Grandmas Project features grandmothers from across cultures – from France, making soufflés; from Croatia, making knedle meatballs; or from Lebanon, demonstrating how to make the delicate mehchi, a dish of stuffed peppers. The grandchildren who make these films and briefly feature in them, have all talked about how their grandmothers are the one connection they have to where they immigrated from.

For Raheja, filming her grandmother was a way to observe her “gentle grace through a camera eye. When she cooks, she pays attention to how things look, feel, taste, and smell, not exact measurements or timings. In working on this film, I thought about the role of food in mediating relationships and building intimacy. I thought of how making and eating meals together can be a generative act, not only a consumptive one. I thought of how my grandma is a source of nourishment for our family. I thought about the gendering of domestic work. I thought about how patriarchy shapes who cooks and who gets cooked for.”

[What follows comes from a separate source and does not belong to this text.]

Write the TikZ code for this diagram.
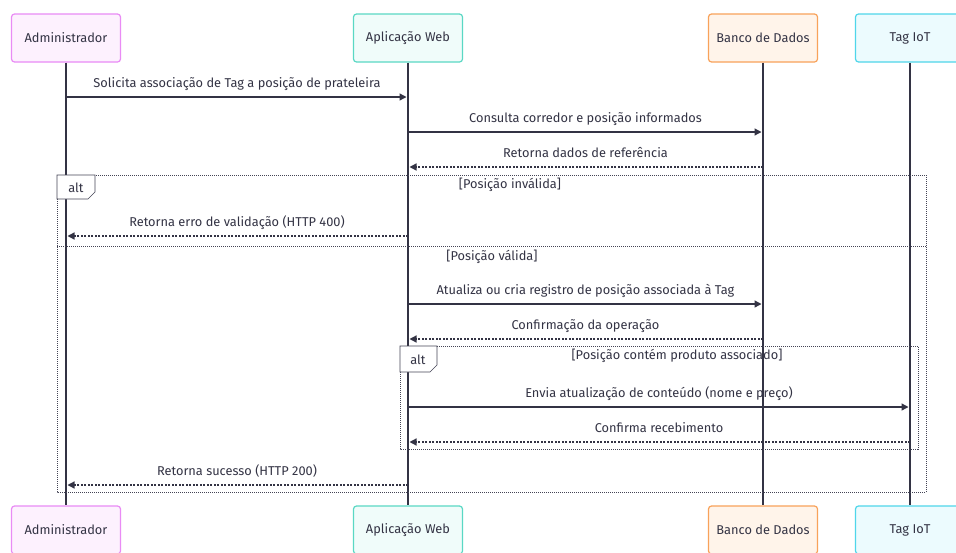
\documentclass[tikz,border=0pt]{standalone}
\usepackage{fontspec}
\setmainfont{Fira Sans}
\usetikzlibrary{arrows.meta,calc}
\definecolor{ink}{HTML}{333344}
\definecolor{admline}{HTML}{E98BF5}
\definecolor{admfill}{HTML}{FDF1FE}
\definecolor{appline}{HTML}{5AD8C4}
\definecolor{appfill}{HTML}{F0FCFA}
\definecolor{dbline}{HTML}{F8A25A}
\definecolor{dbfill}{HTML}{FFF4EA}
\definecolor{tagline}{HTML}{4FD6EA}
\definecolor{tagfill}{HTML}{ECFBFE}
\definecolor{framegray}{HTML}{444455}
\tikzset{
  actor/.style={draw, rounded corners=3pt, minimum width=109pt, minimum height=48pt,
    line width=1.2pt, text=ink, font=\fontsize{12.8}{15}\selectfont},
  lifeline/.style={draw=ink, line width=1.3pt},
  msg/.style={draw=ink, line width=1.3pt, -{Triangle[length=7pt,width=7pt]}},
  reply/.style={msg, dash pattern=on 2pt off 1.5pt},
  msglabel/.style={anchor=base, text=ink, font=\fontsize{12.8}{15}\selectfont},
  altframe/.style={draw=framegray, line width=1pt, dash pattern=on 1pt off 1pt},
  alttab/.style={draw=framegray, line width=0.6pt, fill=white},
  guard/.style={anchor=base, text=ink, font=\fontsize{12.8}{15}\selectfont},
}
\begin{document}
\begin{tikzpicture}[x=1pt,y=-1pt]
\useasboundingbox (0,0) rectangle (956,552);
\fill[white] (0,0) rectangle (956,552);

% participants, top and bottom
\node[actor, draw=admline, fill=admfill] (admT) at (66,38) {Administrador};
\node[actor, draw=appline, fill=appfill] (appT) at (408,38) {Aplicação Web};
\node[actor, draw=dbline, fill=dbfill] (dbT) at (763,38) {Banco de Dados};
\node[actor, draw=tagline, fill=tagfill] (tagT) at (910,38) {Tag IoT};

\node[actor, draw=admline, fill=admfill] (admB) at (66,530) {Administrador};
\node[actor, draw=appline, fill=appfill] (appB) at (408,530) {Aplicação Web};
\node[actor, draw=dbline, fill=dbfill] (dbB) at (763,530) {Banco de Dados};
\node[actor, draw=tagline, fill=tagfill] (tagB) at (910,530) {Tag IoT};

% lifelines
\draw[lifeline] (admT.south) -- (admB.north);
\draw[lifeline] (appT.south) -- (appB.north);
\draw[lifeline] (dbT.south) -- (dbB.north);
\draw[lifeline] (tagT.south) -- (tagB.north);

% outer alt frame
\draw[altframe] (57,175) rectangle (926,492);
\draw[altframe] (57,246) -- (926,246);
\draw[alttab] (57,175) -- (95,175) -- (95,192) -- (88,199) -- (57,199) -- cycle;
\node[anchor=base, text=ink, font=\fontsize{12.8}{15}\selectfont] (altA) at (76,192) {alt};
\node[guard] (g1) at (510,188) {[Posição inválida]};
\node[guard] (g2) at (492,260) {[Posição válida]};

% inner alt frame
\draw[altframe] (400,346) rectangle (918,449);
\draw[alttab] (400,346) -- (437,346) -- (437,365) -- (430,372) -- (400,372) -- cycle;
\node[anchor=base, text=ink, font=\fontsize{12.8}{15}\selectfont] (altB) at (418,364) {alt};
\node[guard] (g3) at (677,359) {[Posição contém produto associado]};

% message rows
\coordinate (m1) at (0,97);
\coordinate (m2) at (0,132);
\coordinate (m3) at (0,167);
\coordinate (m4) at (0,236);
\coordinate (m5) at (0,304);
\coordinate (m6) at (0,339);
\coordinate (m7) at (0,407);
\coordinate (m8) at (0,442);
\coordinate (m9) at (0,485);

\draw[msg] (admT |- m1) -- ($(appT |- m1)+(-1.5,0)$);
\node[msglabel] at ($(admT |- m1)!0.5!(appT |- m1)+(0,-10)$) {Solicita associação de Tag a posição de prateleira};

\draw[msg] (appT |- m2) -- ($(dbT |- m2)+(-1.5,0)$);
\node[msglabel] at ($(appT |- m2)!0.5!(dbT |- m2)+(0,-10)$) {Consulta corredor e posição informados};

\draw[reply] (dbT |- m3) -- ($(appT |- m3)+(1.5,0)$);
\node[msglabel] at ($(appT |- m3)!0.5!(dbT |- m3)+(0,-10)$) {Retorna dados de referência};

\draw[reply] (appT |- m4) -- ($(admT |- m4)+(1.5,0)$);
\node[msglabel] at ($(admT |- m4)!0.5!(appT |- m4)+(0,-10)$) {Retorna erro de validação (HTTP 400)};

\draw[msg] (appT |- m5) -- ($(dbT |- m5)+(-1.5,0)$);
\node[msglabel] at ($(appT |- m5)!0.5!(dbT |- m5)+(0,-10)$) {Atualiza ou cria registro de posição associada à Tag};

\draw[reply] (dbT |- m6) -- ($(appT |- m6)+(1.5,0)$);
\node[msglabel] at ($(appT |- m6)!0.5!(dbT |- m6)+(0,-10)$) {Confirmação da operação};

\draw[msg] (appT |- m7) -- ($(tagT |- m7)+(-1.5,0)$);
\node[msglabel] at ($(appT |- m7)!0.5!(tagT |- m7)+(0,-10)$) {Envia atualização de conteúdo (nome e preço)};

\draw[reply] (tagT |- m8) -- ($(appT |- m8)+(1.5,0)$);
\node[msglabel] at ($(appT |- m8)!0.5!(tagT |- m8)+(0,-10)$) {Confirma recebimento};

\draw[reply] (appT |- m9) -- ($(admT |- m9)+(1.5,0)$);
\node[msglabel] at ($(admT |- m9)!0.5!(appT |- m9)+(0,-10)$) {Retorna sucesso (HTTP 200)};
\end{tikzpicture}
\end{document}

The project also invites those who are not filmmakers to share their grandmothers’ stories with simple pictures. For instance, Anita Kumar from Mumbai shared a picture of her 90-year-old grandmother and sent in the recipe of marundhu, a sweet dish that shaped her memories of celebrating Diwali with her grandmother. She wrote about her grandmother’s outstanding cooking skills that she partly learnt from her mother and partly during her travels with her husband who was with the British Navy.

“Our grandparents’ generation was the last one that made everything by hand, the last one that cared to carry on the traditional recipes of their culture and families,” said Pariente. “I also feel we need to preserve this legacy.”